De todas las crónicas, por demás de temas diversos y originales —donde sobresalen entre otras las del ciclo mexicano—, quisiera detenerme en una, por el personaje ciento por ciento “pedrojuanesco” que envuelto en su halo de misterio la protagoniza, señor de la noche habanera y músico sin clasificaciones que se hizo llamar El Chori. Me alcanza la memoria para recordar en mi infancia su firma con tiza blanca en paredes y carretillas de las calles capitalinas. Y su imagen de auténtico showman en el polémico corto fílmico de PM, o en las fotos inolvidables del Chinolope, que igual alimentan el imaginario popular.
Fue sin duda una de nuestras grandes leyendas urbanas. Marlon Brando durante su visita a La Habana en los años cincuenta conoció al fotógrafo Cala. Chapurreando un poco de español y de inglés comenzaron a hablar de música, de bongoes y tambores, de los famosos cabarets de la playa y La Choricera, la meca del gran Chori, de quien el fotógrafo era un buen “socio”. Por eso el actor le pidió que lo acompañara esa noche a los cabarets de la playa y le presentara al singular percusionista.
A propósito de estos laberintos donde entre las brumas del pasado se escucha “el suave rumor de la nostalgia”, quiero cerrar mis breves apuntes citando en extenso un pasaje que, en mi “inmodesta” opinión, es un ejemplo cardinal del periodista y el escritor que hemos podido reconocer en Pedro Juan Gutiérrez, dibujado en este pequeño volumen: “El Chori se retiró en 1963. Muchas cosas cambiaron en esa década. El Coney Island comenzó a decaer. Los bares cerraron y los burdeles desaparecieron. Empezaron a escucharse Los Beatles. El feeling se puso de moda entre los adictos a clubes y cabarets pequeños. A los jóvenes no nos gustaba porque todavía no habíamos amado a alguien con rabia y dolor. Los que teníamos diecisiete años en 1967 —más o menos— íbamos a Teatro Estudio en la sala Hubert de Blanck y nos atiborrábamos hasta encima del escenario en unos recitales de canciones muy distintas a todo lo existente hasta aquel momento. Las cantaban tres tipos mal vestidos, medio locos y conflictivos que siempre andaban juntos y se llamaban Silvio, Pablo y Noel. De ese modo El Chori se fue quedando en silencio…”.

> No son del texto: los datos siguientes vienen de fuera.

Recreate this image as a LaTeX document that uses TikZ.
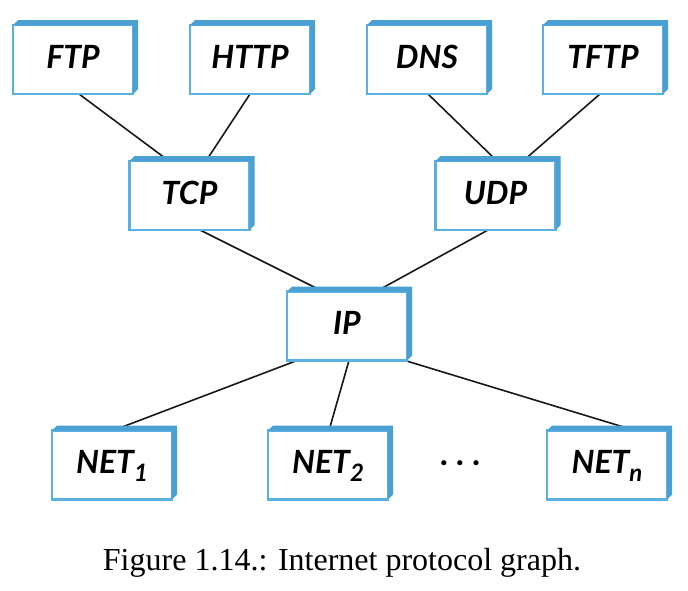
\documentclass[tikz,border=0pt]{standalone}
\usepackage{fontspec}
\setmainfont{Liberation Serif}
\newfontfamily\lblfont{Lato}
\usetikzlibrary{backgrounds}
\definecolor{extblue}{HTML}{4A9FD3}
\definecolor{faceblue}{HTML}{5BB0E2}
\tikzset{
  proto/.style={draw=faceblue, line width=2.5pt, fill=white,
    minimum width=120pt, minimum height=69pt, inner sep=0pt, outer sep=0pt,
    text height=23pt, text depth=6pt,
    font=\lblfont\bfseries\itshape\fontsize{32}{36}\selectfont},
  link/.style={line width=1.6pt, draw=black!90},
  ext/.style={fill=extblue}
}
\newcommand\extrudebox[1]{%
  \fill[ext] (#1.north west) -- ++(5,-5) -- ([shift={(5,-5)}]#1.north east)
    -- ([shift={(5,-5)}]#1.south east) -- (#1.south east) -- (#1.north east) -- cycle;}
\newcommand\subsc[1]{\raisebox{-0.25em}{\fontsize{24}{26}\selectfont #1}}
\begin{document}
\begin{tikzpicture}[x=1pt,y=-1pt]
\useasboundingbox (0,0) rectangle (688,590);
% boxes
\node[proto] (FTP)  at (73,59.5)   {FTP};
\node[proto] (HTTP) at (250,59.5)  {HTTP};
\node[proto] (DNS)  at (427,59.5)  {DNS};
\node[proto] (TFTP) at (603,59.5)  {TFTP};
\node[proto] (TCP)  at (189.5,195.5) {TCP};
\node[proto] (UDP)  at (495.5,195.5) {UDP};
\node[proto] (IP)   at (347,326)   {IP};
\node[proto] (NET1) at (112,465)   {NET\subsc{1}};
\node[proto] (NET2) at (328,465)   {NET\subsc{2}};
\node[proto] (NETn) at (607,465)   {NET\subsc{n}};
\foreach \b in {FTP,HTTP,DNS,TFTP,TCP,UDP,IP,NET1,NET2,NETn}{\extrudebox{\b}}
\node[font=\lblfont\bfseries\fontsize{34}{36}\selectfont, inner sep=0pt] (dots) at (460,463) {.\hspace{8pt}.\hspace{8pt}.};
% connectors
\begin{scope}[on background layer]
\fill[white] (0,0) rectangle (688,590);
\draw[link] ([xshift=6]FTP.south) -- ([xshift=-20.5]TCP.north);
\draw[link] ([xshift=0]HTTP.south) -- ([xshift=16.5]TCP.north);
\draw[link] ([xshift=1]DNS.south) -- ([xshift=1.5]UDP.north);
\draw[link] ([xshift=-3]TFTP.south) -- ([xshift=27.5]UDP.north);
\draw[link] ([xshift=10.5]TCP.south) -- ([xshift=-24]IP.north);
\draw[link] ([xshift=-7.5]UDP.south) -- ([xshift=29]IP.north);
\draw[link] ([xshift=-50]IP.south) -- ([xshift=1]NET1.north);
\draw[link] ([xshift=2]IP.south) -- ([xshift=1]NET2.north);
\draw[link] ([xshift=58]IP.south) -- ([xshift=28]NETn.north);
\end{scope}
\node[anchor=base, font=\fontsize{32}{36}\selectfont, inner sep=0pt] (cap) at (342,570) {Figure 1.14.: Internet protocol graph.};
\end{tikzpicture}
\end{document}
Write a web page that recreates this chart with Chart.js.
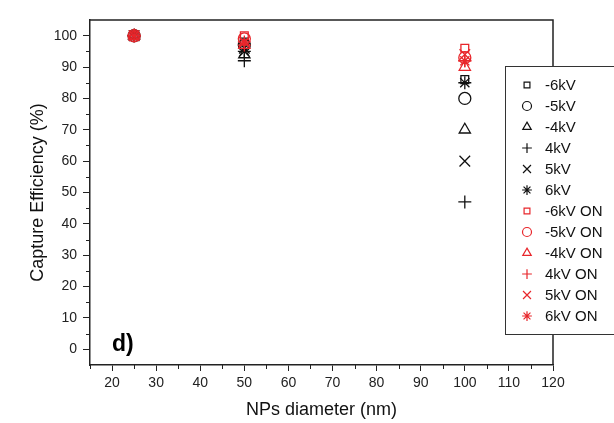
<!DOCTYPE html>
<html>
<head>
<meta charset="utf-8">
<script src="https://cdn.jsdelivr.net/npm/chart.js@4/dist/chart.umd.min.js"></script>
<style>
  html, body { margin: 0; padding: 0; background: #fff; }
  #wrap { width: 614px; height: 423px; }
</style>
</head>
<body>
<div id="wrap"><canvas id="myChart" width="614" height="423"></canvas></div>
<script>
// NP diameters (nm)
const diameters = [25, 50, 100];

// capture efficiency (%) per voltage
const neg6kV = [100, 98, 86];
const neg5kV = [100, 97, 80];
const neg4kV = [100, 94, 70];
const pos4kV = [100, 92, 47];
const pos5kV = [100, 96, 60];
const pos6kV = [100, 95, 85];
const neg6kVOn = [100, 100, 96];
const neg5kVOn = [100, 99, 93];
const neg4kVOn = [100, 97, 90];
const pos4kVOn = [100, 97, 92];
const pos5kVOn = [100, 98, 94];
const pos6kVOn = [100, 98, 92];

const xTicks = [20, 30, 40, 50, 60, 70, 80, 90, 100, 110, 120];
const yTicks = [0, 10, 20, 30, 40, 50, 60, 70, 80, 90, 100];

const seriesLabels = ['-6kV', '-5kV', '-4kV', '4kV', '5kV', '6kV',
    '-6kV ON', '-5kV ON', '-4kV ON', '4kV ON', '5kV ON', '6kV ON'];
const seriesData = [neg6kV, neg5kV, neg4kV, pos4kV, pos5kV, pos6kV,
    neg6kVOn, neg5kVOn, neg4kVOn, pos4kVOn, pos5kVOn, pos6kVOn];
const markers = ['rect', 'circle', 'triangle', 'cross', 'crossRot', 'star'];
const markerSize = [5.5, 6, 6.5, 6.5, 7.5, 6.5];

const BLACK = '#111';
const RED = '#e8262b';
const NONE = 'rgba(0,0,0,0)';

const datasets = seriesLabels.map((label, i) => {
    const red = i >= 6;
    return {
        label: label,
        data: seriesData[i].map((v, j) => ({x: diameters[j], y: v})),
        pointStyle: markers[i % 6],
        pointRadius: markerSize[i % 6],
        pointBorderWidth: 1.3,
        borderColor: red ? RED : BLACK,
        pointBorderColor: red ? RED : BLACK,
        backgroundColor: NONE,
        pointBackgroundColor: NONE,
        showLine: false,
        order: red ? 12 - i : 20 - i
    };
});

// frame, minor ticks, panel letter and the boxed legend
const decor = {
    id: 'decor',
    afterDraw(chart) {
        const ctx = chart.ctx;
        const a = chart.chartArea;
        const xs = chart.scales.x, ys = chart.scales.y;
        ctx.save();
        ctx.strokeStyle = '#222';
        ctx.lineWidth = 1.5;
        ctx.beginPath();
        ctx.moveTo(a.left, a.top); ctx.lineTo(a.right, a.top); ctx.lineTo(a.right, a.bottom);
        ctx.stroke();

        ctx.lineWidth = 1;
        ctx.beginPath();
        for (let v = 15; v < 120; v += 10) {
            const px = Math.round(xs.getPixelForValue(v)) + 0.5;
            ctx.moveTo(px, a.bottom); ctx.lineTo(px, a.bottom + 4);
        }
        for (let v = 5; v < 105; v += 10) {
            const py = Math.round(ys.getPixelForValue(v)) + 0.5;
            ctx.moveTo(a.left, py); ctx.lineTo(a.left - 4, py);
        }
        ctx.stroke();

        ctx.fillStyle = '#000';
        ctx.font = 'bold 23px "Liberation Sans", Arial, sans-serif';
        ctx.textBaseline = 'alphabetic';
        ctx.fillText('d)', xs.getPixelForValue(20), ys.getPixelForValue(-0.5));

        // legend box
        const lx = 505, ly = 66, lh = 268;
        ctx.fillStyle = '#fff';
        ctx.fillRect(lx, ly, 130, lh);
        ctx.strokeStyle = '#333';
        ctx.lineWidth = 1;
        ctx.strokeRect(lx + 0.5, ly + 0.5, 130, lh);
        ctx.font = '15px "Liberation Sans", Arial, sans-serif';
        ctx.textBaseline = 'middle';
        chart.data.datasets.forEach((ds, i) => {
            const y = 85 + i * 21;
            ctx.fillStyle = NONE;
            ctx.strokeStyle = ds.borderColor;
            ctx.lineWidth = 1.2;
            Chart.helpers.drawPoint(ctx, {
                pointStyle: ds.pointStyle, radius: ds.pointRadius * 0.75, rotation: 0,
                borderWidth: 1.2
            }, 527, y);
            ctx.fillStyle = '#111';
            ctx.fillText(ds.label, 545, y + 1);
        });
        ctx.restore();
    }
};

const tickFont = {family: '"Liberation Sans", Arial, sans-serif', size: 14};
const titleFont = {family: '"Liberation Sans", Arial, sans-serif', size: 18};

const ctx = document.getElementById('myChart').getContext('2d');
const chart = new Chart(ctx, {
    type: 'scatter',
    data: {datasets: datasets},
    options: {
        responsive: false,
        animation: false,
        layout: {padding: {top: 20, right: 61, left: 0, bottom: 0}},
        plugins: {legend: {display: false}, tooltip: {enabled: false}},
        scales: {
            x: {
                type: 'linear', min: 15, max: 120,
                ticks: {color: '#222', font: tickFont, padding: 4},
                afterBuildTicks: s => { s.ticks = xTicks.map(v => ({value: v})); },
                afterFit: s => { s.height = 58; },
                grid: {drawOnChartArea: false, tickLength: 6, color: '#222'},
                border: {color: '#222', width: 1.5},
                title: {display: true, text: 'NPs diameter (nm)', color: '#111', font: titleFont, padding: {top: 0, bottom: 2}}
            },
            y: {
                type: 'linear', min: -5, max: 105,
                ticks: {color: '#222', font: tickFont, padding: 6},
                afterBuildTicks: s => { s.ticks = yTicks.map(v => ({value: v})); },
                afterFit: s => { s.width = 90; },
                grid: {drawOnChartArea: false, tickLength: 7, color: '#222'},
                border: {color: '#222', width: 1.5},
                title: {display: true, text: 'Capture Efficiency (%)', color: '#111', font: titleFont, padding: {top: 27, bottom: 0}}
            }
        }
    },
    plugins: [decor]
});
</script>
</body>
</html>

Silencio del que, con su escritura convincente, hace el periodista —enrocado en el escritor— cómplice a sus lectores.
Notas:
[1] Pedro Juan Gutiérrez. Escritores peligrosos y otros temas (Ediciones Loynaz, Pinar del Río, 2019).
[2] Pedro Juan Gutiérrez. “Pedro Juan c’est moi o una notita candorosa sobre literatura + periodismo, sobre periodismo + literatura y ver que hay adentro” (La Gaceta de Cuba, número dos marzo-abril de 2012), pp. 40-41.
[3] Pedro Juan Gutiérrez. “Pedro Juan c’est moi o una notita candorosa sobre literatura + periodismo, sobre periodismo + literatura y ver que hay adentro”. Ob. cit.
[4] Luis Raúl Vázquez. “Ambrosio Fornet: ‘en los sesenta la literatura se alió con el periodismo’” (La Gaceta de Cuba, número dos, marzo-abril de 2012), pp. 18-21.